- **WHAT THIS TASK INVOLVES**:
Omit any picture, and return the remaining data exactly as written.

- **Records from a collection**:
§ §

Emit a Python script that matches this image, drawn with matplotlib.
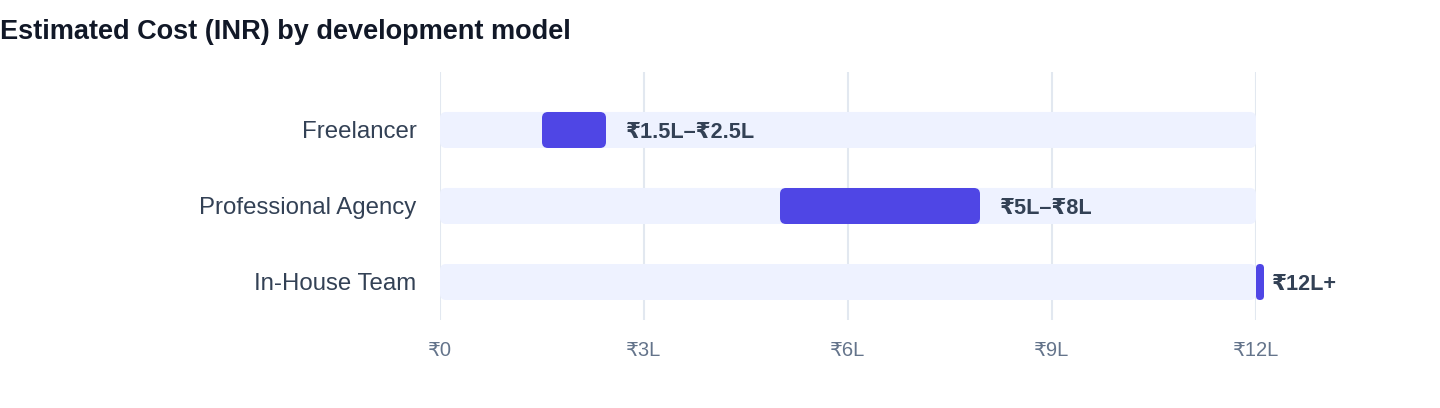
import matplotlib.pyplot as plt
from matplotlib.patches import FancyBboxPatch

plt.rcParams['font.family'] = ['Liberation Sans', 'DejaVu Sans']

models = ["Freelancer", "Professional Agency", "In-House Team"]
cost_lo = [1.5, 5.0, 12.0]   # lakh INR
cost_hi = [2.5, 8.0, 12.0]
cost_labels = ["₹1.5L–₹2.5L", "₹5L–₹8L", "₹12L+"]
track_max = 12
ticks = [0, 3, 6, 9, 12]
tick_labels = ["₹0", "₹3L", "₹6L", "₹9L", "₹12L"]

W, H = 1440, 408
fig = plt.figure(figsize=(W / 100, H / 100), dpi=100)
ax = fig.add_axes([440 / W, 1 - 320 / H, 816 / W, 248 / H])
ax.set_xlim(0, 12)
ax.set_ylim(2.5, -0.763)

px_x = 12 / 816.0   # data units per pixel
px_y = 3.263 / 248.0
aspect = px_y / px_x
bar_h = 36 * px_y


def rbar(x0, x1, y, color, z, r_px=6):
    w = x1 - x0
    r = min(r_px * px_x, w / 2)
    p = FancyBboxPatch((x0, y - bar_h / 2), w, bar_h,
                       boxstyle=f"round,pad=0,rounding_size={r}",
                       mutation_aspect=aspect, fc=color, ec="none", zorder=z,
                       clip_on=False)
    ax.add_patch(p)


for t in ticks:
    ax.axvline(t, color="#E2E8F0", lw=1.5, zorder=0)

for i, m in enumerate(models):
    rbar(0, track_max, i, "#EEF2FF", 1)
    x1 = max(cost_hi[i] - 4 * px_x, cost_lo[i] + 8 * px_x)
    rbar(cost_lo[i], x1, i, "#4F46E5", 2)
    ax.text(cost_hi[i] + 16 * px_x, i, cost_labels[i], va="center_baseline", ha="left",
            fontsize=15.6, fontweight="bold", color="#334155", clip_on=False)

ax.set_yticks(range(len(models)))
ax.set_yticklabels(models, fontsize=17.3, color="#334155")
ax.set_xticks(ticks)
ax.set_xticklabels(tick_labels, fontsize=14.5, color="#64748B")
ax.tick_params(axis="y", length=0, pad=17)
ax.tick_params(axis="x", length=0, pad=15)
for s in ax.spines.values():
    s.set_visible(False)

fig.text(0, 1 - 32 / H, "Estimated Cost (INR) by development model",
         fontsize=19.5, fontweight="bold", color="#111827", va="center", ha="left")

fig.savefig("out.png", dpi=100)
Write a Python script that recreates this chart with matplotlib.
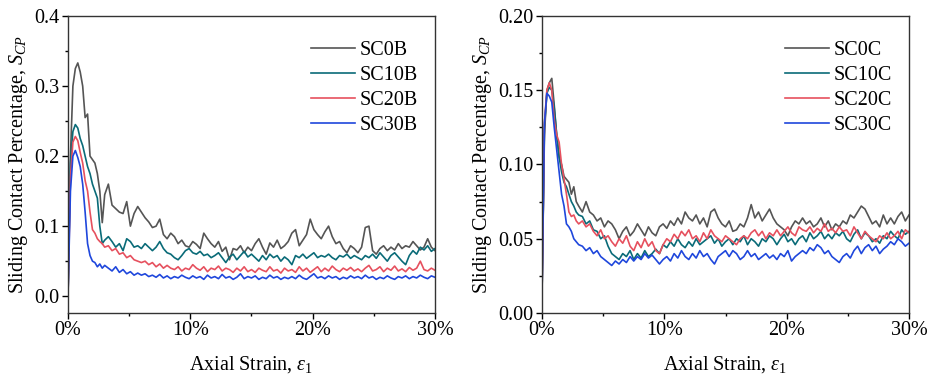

§ §

- **TASK RESULT**:
Emit a Python script that matches this image, drawn with matplotlib.
import matplotlib.pyplot as plt
from matplotlib.patches import FancyBboxPatch

plt.rcParams['font.family'] = ['Liberation Sans', 'DejaVu Sans']

models = ["Freelancer", "Professional Agency", "In-House Team"]
cost_lo = [1.5, 5.0, 12.0]   # lakh INR
cost_hi = [2.5, 8.0, 12.0]
cost_labels = ["₹1.5L–₹2.5L", "₹5L–₹8L", "₹12L+"]
track_max = 12
ticks = [0, 3, 6, 9, 12]
tick_labels = ["₹0", "₹3L", "₹6L", "₹9L", "₹12L"]

W, H = 1440, 408
fig = plt.figure(figsize=(W / 100, H / 100), dpi=100)
ax = fig.add_axes([440 / W, 1 - 320 / H, 816 / W, 248 / H])
ax.set_xlim(0, 12)
ax.set_ylim(2.5, -0.763)

px_x = 12 / 816.0   # data units per pixel
px_y = 3.263 / 248.0
aspect = px_y / px_x
bar_h = 36 * px_y


def rbar(x0, x1, y, color, z, r_px=6):
    w = x1 - x0
    r = min(r_px * px_x, w / 2)
    p = FancyBboxPatch((x0, y - bar_h / 2), w, bar_h,
                       boxstyle=f"round,pad=0,rounding_size={r}",
                       mutation_aspect=aspect, fc=color, ec="none", zorder=z,
                       clip_on=False)
    ax.add_patch(p)


for t in ticks:
    ax.axvline(t, color="#E2E8F0", lw=1.5, zorder=0)

for i, m in enumerate(models):
    rbar(0, track_max, i, "#EEF2FF", 1)
    x1 = max(cost_hi[i] - 4 * px_x, cost_lo[i] + 8 * px_x)
    rbar(cost_lo[i], x1, i, "#4F46E5", 2)
    ax.text(cost_hi[i] + 16 * px_x, i, cost_labels[i], va="center_baseline", ha="left",
            fontsize=15.6, fontweight="bold", color="#334155", clip_on=False)

ax.set_yticks(range(len(models)))
ax.set_yticklabels(models, fontsize=17.3, color="#334155")
ax.set_xticks(ticks)
ax.set_xticklabels(tick_labels, fontsize=14.5, color="#64748B")
ax.tick_params(axis="y", length=0, pad=17)
ax.tick_params(axis="x", length=0, pad=15)
for s in ax.spines.values():
    s.set_visible(False)

fig.text(0, 1 - 32 / H, "Estimated Cost (INR) by development model",
         fontsize=19.5, fontweight="bold", color="#111827", va="center", ha="left")

fig.savefig("out.png", dpi=100)
Write a Python script that recreates this chart with matplotlib.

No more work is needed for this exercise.